"With the Emerson case now pending before the Fifth Circuit Court of Appeals, anything that the Attorney General says with respect to the Second Amendment is of mroe than passing interest," Barnes said in a written statement. "What's at stake here is the integrity of the U.S. Department of Justice."
Barnes and Harshbarger's complaint was accompanied by a letter written by Georgetown University Law Professor Samuel Dash.
"Attorney General John Ashcroft now, in an extrajudicial communication, has advocated a legal position challenging the constitutionality of that statute and, in effect, supporting the dismissal of the indictment," wrote Dash, a legal ethcis expert. "This act of disloyalty to his client, the United States, constitutes an impermissible conflict of interest."

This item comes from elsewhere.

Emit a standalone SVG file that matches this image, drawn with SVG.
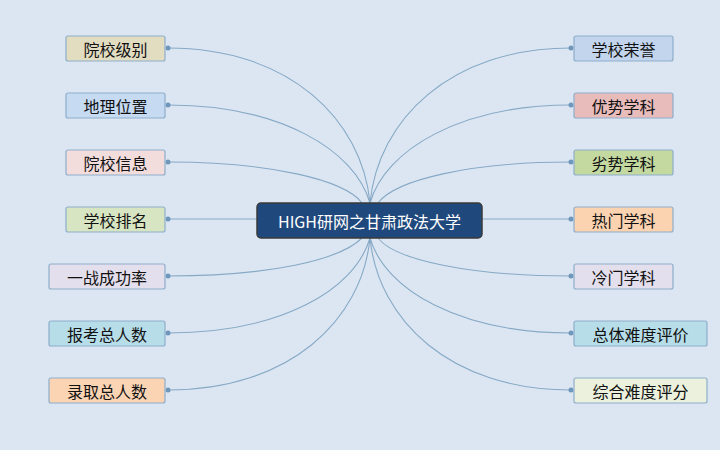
<svg xmlns="http://www.w3.org/2000/svg" width="720" height="450" viewBox="0 0 720 450">
<style>
.n rect{stroke:#8eaecb;stroke-width:1.2}
.n text{font-family:"Noto Sans CJK SC",sans-serif;font-size:16px;fill:#111;text-anchor:middle;dominant-baseline:central}
.c path{fill:none;stroke:#86a9c6;stroke-width:1.1}
.c circle{fill:#6f97bb}
</style>
<rect width="720" height="450" fill="#dce6f2"/>
<g class="c">
<path d="M168,48 C290,48 362,120 370,203"/>
<path d="M168,105 C280,105 355,150 370,203"/>
<path d="M168,162 C270,162 345,180 362,203"/>
<path d="M168,219 L257,219"/>
<path d="M168,276 C270,276 340,260 362,238"/>
<path d="M168,333 C280,333 355,290 370,238"/>
<path d="M168,390 C290,390 362,320 370,238"/>
<path d="M571,48 C450,48 378,120 370,203"/>
<path d="M571,105 C460,105 385,150 370,203"/>
<path d="M571,162 C470,162 395,180 378,203"/>
<path d="M571,219 L482,219"/>
<path d="M571,276 C470,276 395,260 378,238"/>
<path d="M571,333 C460,333 385,290 370,238"/>
<path d="M571,390 C450,390 378,320 370,238"/>
<circle cx="168" cy="48" r="2.5"/><circle cx="168" cy="105" r="2.5"/><circle cx="168" cy="162" r="2.5"/><circle cx="168" cy="219" r="2.5"/><circle cx="168" cy="276" r="2.5"/><circle cx="168" cy="333" r="2.5"/><circle cx="168" cy="390" r="2.5"/>
<circle cx="571" cy="48" r="2.5"/><circle cx="571" cy="105" r="2.5"/><circle cx="571" cy="162" r="2.5"/><circle cx="571" cy="219" r="2.5"/><circle cx="571" cy="276" r="2.5"/><circle cx="571" cy="333" r="2.5"/><circle cx="571" cy="390" r="2.5"/>
</g>
<g id="center"><rect x="257" y="203" width="225" height="35" rx="4" fill="#1f497d" stroke="#3a3a3a" stroke-width="1.5"/><text x="369.5" y="220.5" style="font-family:'Noto Sans CJK SC',sans-serif;font-size:16px;fill:#fff;text-anchor:middle;dominant-baseline:central">HIGH研网之甘肃政法大学</text></g>
<g id="l1" class="n"><rect x="66" y="36" width="99" height="25" rx="2" fill="#e2dcc1"/><text x="115.5" y="48.5">院校级别</text></g>
<g id="l2" class="n"><rect x="66" y="93" width="99" height="25" rx="2" fill="#c6daf1"/><text x="115.5" y="105.5">地理位置</text></g>
<g id="l3" class="n"><rect x="66" y="150" width="99" height="25" rx="2" fill="#f3dcdc"/><text x="115.5" y="162.5">院校信息</text></g>
<g id="l4" class="n"><rect x="66" y="207" width="99" height="25" rx="2" fill="#d8e5c2"/><text x="115.5" y="219.5">学校排名</text></g>
<g id="l5" class="n"><rect x="49" y="264" width="116" height="25" rx="2" fill="#e4dfec"/><text x="107" y="276.5">一战成功率</text></g>
<g id="l6" class="n"><rect x="49" y="321" width="116" height="25" rx="2" fill="#b7dde8"/><text x="107" y="333.5">报考总人数</text></g>
<g id="l7" class="n"><rect x="49" y="378" width="116" height="25" rx="2" fill="#fbd4b4"/><text x="107" y="390.5">录取总人数</text></g>
<g id="r1" class="n"><rect x="574" y="36" width="99" height="25" rx="2" fill="#c2d5ec"/><text x="623.5" y="48.5">学校荣誉</text></g>
<g id="r2" class="n"><rect x="574" y="93" width="99" height="25" rx="2" fill="#e9bcbc"/><text x="623.5" y="105.5">优势学科</text></g>
<g id="r3" class="n"><rect x="574" y="150" width="99" height="25" rx="2" fill="#c4d9a0"/><text x="623.5" y="162.5">劣势学科</text></g>
<g id="r4" class="n"><rect x="574" y="207" width="99" height="25" rx="2" fill="#fbd3b0"/><text x="623.5" y="219.5">热门学科</text></g>
<g id="r5" class="n"><rect x="574" y="264" width="99" height="25" rx="2" fill="#e4dfec"/><text x="623.5" y="276.5">冷门学科</text></g>
<g id="r6" class="n"><rect x="574" y="321" width="133" height="25" rx="2" fill="#b6dde8"/><text x="640.5" y="333.5">总体难度评价</text></g>
<g id="r7" class="n"><rect x="574" y="378" width="133" height="25" rx="2" fill="#ebf1dd"/><text x="640.5" y="390.5">综合难度评分</text></g>
</svg>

But the Justice Department insists Ashcroft did no such thing and that the complaint against him is "based on inaccurate information."
"We haven't changed our position on the Emerson case at all," said Mindy Tucker, director of public affairs for the departmment. "We don't have to change our position on this case in any way."
She argued Ashcroft's position that the Constitution guarantees an "individual" right to bear arms does not conflict with the gun control statute in question.
"He believes they are reasonable restrictions to gun ownership," Tucker said of the attorney general. "But he does believe it's an individual and not a collective right — those are not mutually exclusive."